• MATERIAL PROVIDED:
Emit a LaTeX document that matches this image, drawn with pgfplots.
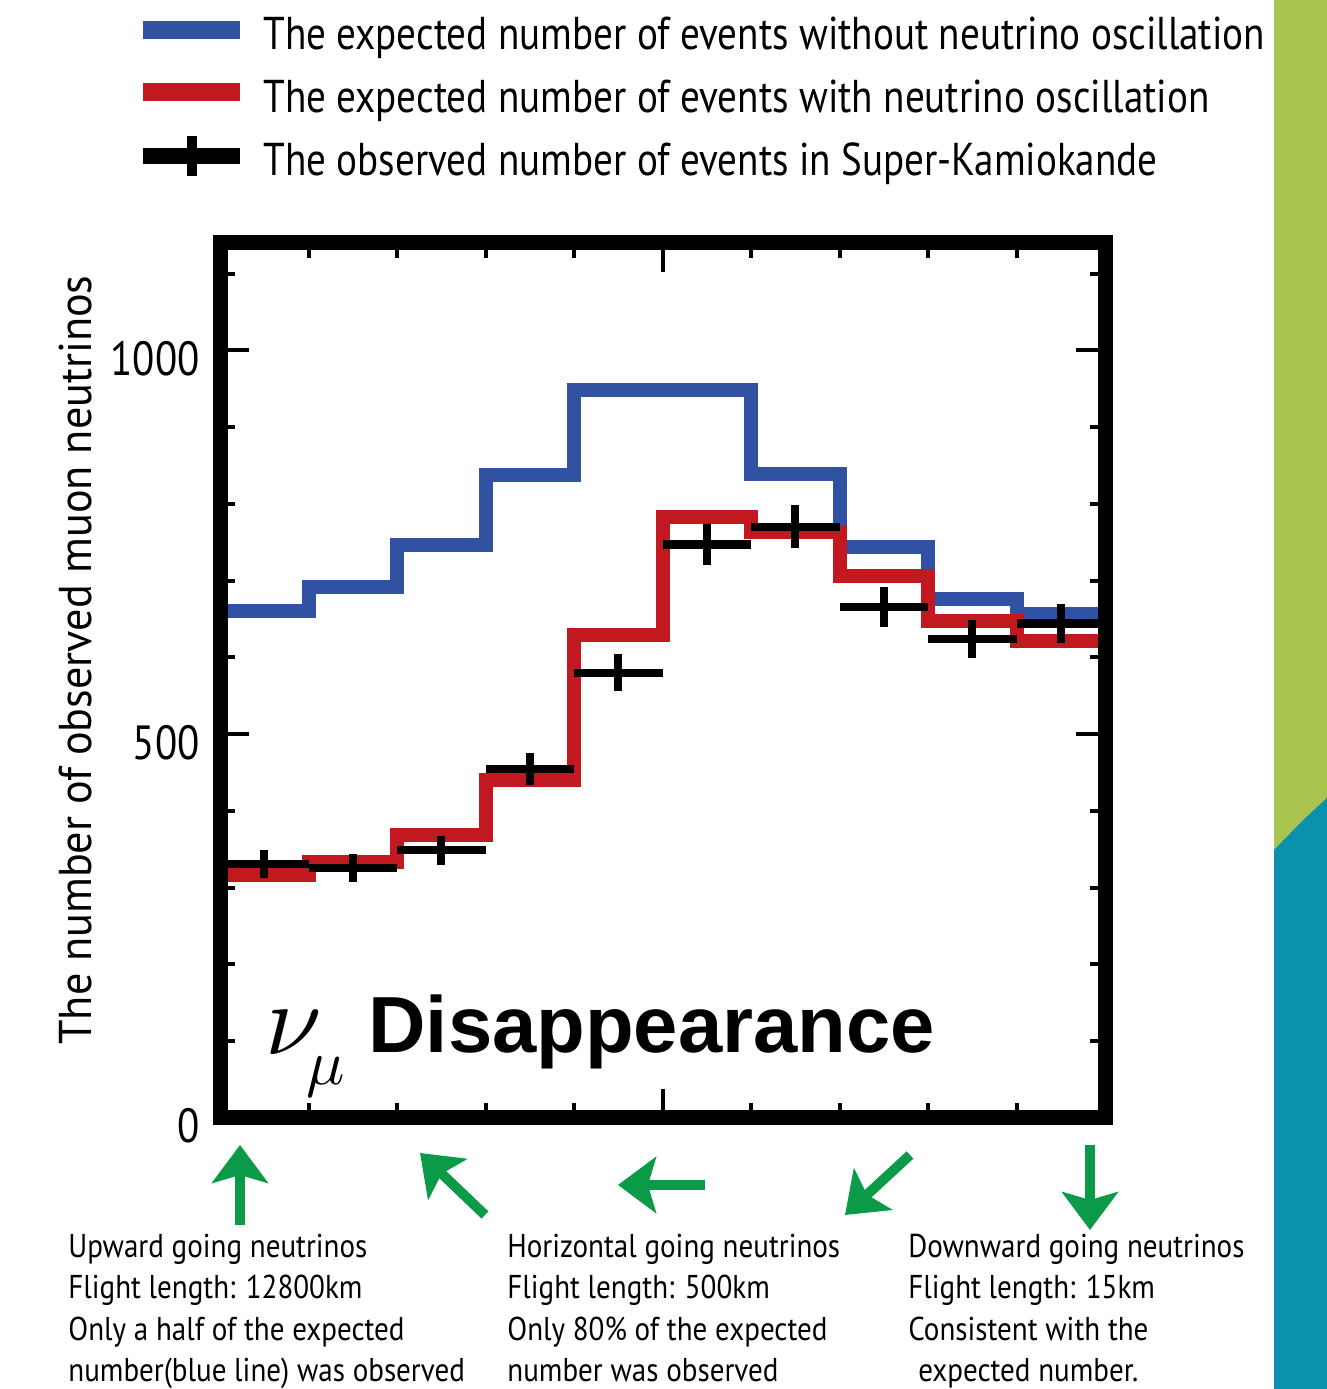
\documentclass[border=0pt]{standalone}
\usepackage{fontspec}
\setmainfont{PT Sans}[FakeStretch=0.85]
\newfontfamily\notef{PT Sans}[FakeStretch=0.88]
\newfontfamily\labelf{PT Sans}[FakeStretch=0.96]
\newfontfamily\arialf{Liberation Sans}
\usepackage{graphicx}
\usepackage{pgfplots}
\pgfplotsset{compat=1.18}
\usetikzlibrary{arrows.meta}

\definecolor{skblue}{HTML}{3152A2}
\definecolor{skred}{HTML}{C1191F}
\definecolor{arrowgreen}{HTML}{0A9A48}
\definecolor{stripgreen}{HTML}{A9C550}
\definecolor{stripteal}{HTML}{0B91AD}

% expected without oscillation (bin left edges, last point closes the step)
\pgfplotstableread{
x y
-1.0 661
-0.8 692
-0.6 747
-0.4 838
-0.2 948
0.0 948
0.2 839
0.4 744
0.6 676
0.8 656
1.0 656
}\noosc
% expected with oscillation
\pgfplotstableread{
x y
-1.0 316
-0.8 334
-0.6 369
-0.4 440
-0.2 629
0.0 783
0.2 764
0.4 706
0.6 648
0.8 622
1.0 622
}\withosc
% observed (bin centres)
\pgfplotstableread{
x y ex ey
-0.9 331 0.1 18
-0.7 326 0.1 18
-0.5 349 0.1 19
-0.3 455 0.1 21
-0.1 580 0.1 24
0.1 747 0.1 27
0.3 770 0.1 28
0.5 666 0.1 26
0.7 624 0.1 25
0.9 644 0.1 25
}\observed

\begin{document}
\begin{tikzpicture}[x=1bp,y=1bp]
\path[use as bounding box] (0,0) rectangle (663.5,694.5);

% side strip
\fill[stripgreen] (637,0) rectangle (663.5,694.5);
\fill[stripteal] (637,0) -- (663.5,0) -- (663.5,295.5) .. controls (652,285) .. (637,269.5) -- cycle;

\begin{axis}[
  at={(110bp,135.5bp)}, anchor=south west,
  scale only axis, width=442.5bp, height=437.5bp,
  xmin=-1, xmax=1, ymin=0, ymax=1140,
  xtick={0}, xticklabels={},
  minor xtick={-0.8,-0.6,-0.4,-0.2,0.2,0.4,0.6,0.8},
  ytick={0,500,1000}, yticklabels={0,500,1000},
  minor ytick={100,200,300,400,600,700,800,900,1100},
  tick align=inside,
  major tick length=14.5bp, minor tick length=7.5bp,
  every tick/.style={black, line width=2bp},
  axis line style={line width=7.5bp},
  axis on top,
  yticklabel style={font=\fontsize{24bp}{24bp}\selectfont, inner sep=0pt, xshift=-10bp, yshift=-4bp},
  legend style={at={(axis description cs:-0.104,1.276)}, anchor=north west,
    draw=none, fill=none, row sep=-2.75bp,
    font=\fontsize{23bp}{27bp}\selectfont,
    nodes={inner sep=0pt, text height=22bp, text depth=12bp},
    /tikz/every odd column/.append style={column sep=7bp}},
  legend cell align=left,
]
\addplot[const plot, skblue, line width=7bp,
  legend image code/.code={\draw[skblue, line width=9bp] (0,5bp) -- (48.5bp,5bp);}]
  table[x=x, y=y] {\noosc};
\addlegendentry{The expected number of events without neutrino oscillation}
\addplot[const plot, skred, line width=7bp,
  legend image code/.code={\draw[skred, line width=9bp] (0,5bp) -- (48.5bp,5bp);}]
  table[x=x, y=y] {\withosc};
\addlegendentry{The expected number of events with neutrino oscillation}
\addplot[draw=none, mark=none,
  error bars/.cd, x dir=both, x explicit, y dir=both, y explicit,
  error mark=none, error bar style={draw=black, line width=4.2bp},
  /pgfplots/legend image code/.code={\draw[black, line width=8bp] (0,5bp) -- (48.5bp,5bp);
    \draw[black, line width=5bp] (24.25bp,-5bp) -- (24.25bp,15bp);}]
  table[x=x, y=y, x error=ex, y error=ey] {\observed};
\addlegendentry{The observed number of events in Super-Kamiokande}
\end{axis}

% y label
\node[rotate=90, font=\labelf\fontsize{23bp}{23bp}\selectfont] at (37.5,364.5) {The number of observed muon neutrinos};

% nu_mu Disappearance
\node[anchor=base west, inner sep=0pt, font=\fontsize{10bp}{12bp}\selectfont] at (132.5,167) {\scalebox{5.1}{$\nu$}};
\node[anchor=base west, inner sep=0pt, font=\fontsize{10bp}{12bp}\selectfont] at (153,152) {\scalebox{3.2}{$\mu$}};
\node[anchor=base west, inner sep=0pt, font=\arialf\bfseries\fontsize{39.8bp}{40bp}\selectfont] at (184,168) {Disappearance};

% direction arrows
\begin{scope}[arrowgreen, line width=5bp, -{Stealth[length=19bp, width=28bp, inset=4bp]}]
\draw (120,82) -- (120,122);
\draw (242.5,87) -- (210,118);
\draw (352.5,102) -- (309,102);
\draw (455,117) -- (422.5,87);
\draw (545,122) -- (545,79.5);
\end{scope}

% explanations
\begin{scope}[every node/.style={anchor=base west, inner sep=0pt, font=\notef\fontsize{16.5bp}{16.5bp}\selectfont}]
\node at (34,65.5) {Upward going neutrinos};
\node at (34,45) {Flight length: 12800km};
\node at (34,24) {Only a half of the expected};
\node at (34,3.5) {number(blue line) was observed};
\node at (253.5,65.5) {Horizontal going neutrinos};
\node at (253.5,45) {Flight length: 500km};
\node at (253.5,24) {Only 80\% of the expected};
\node at (253.5,3.5) {number was observed};
\node at (454,65.5) {Downward going neutrinos};
\node at (454,45) {Flight length: 15km};
\node at (454,24) {Consistent with the};
\node at (459,3.5) {expected number.};
\end{scope}
\end{tikzpicture}
\end{document}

• DIRECTIONS FOR THIS TASK: Tell how many lines of the data include the word "image", and nothing else.

• SOLUTION FOR THIS TASK: 4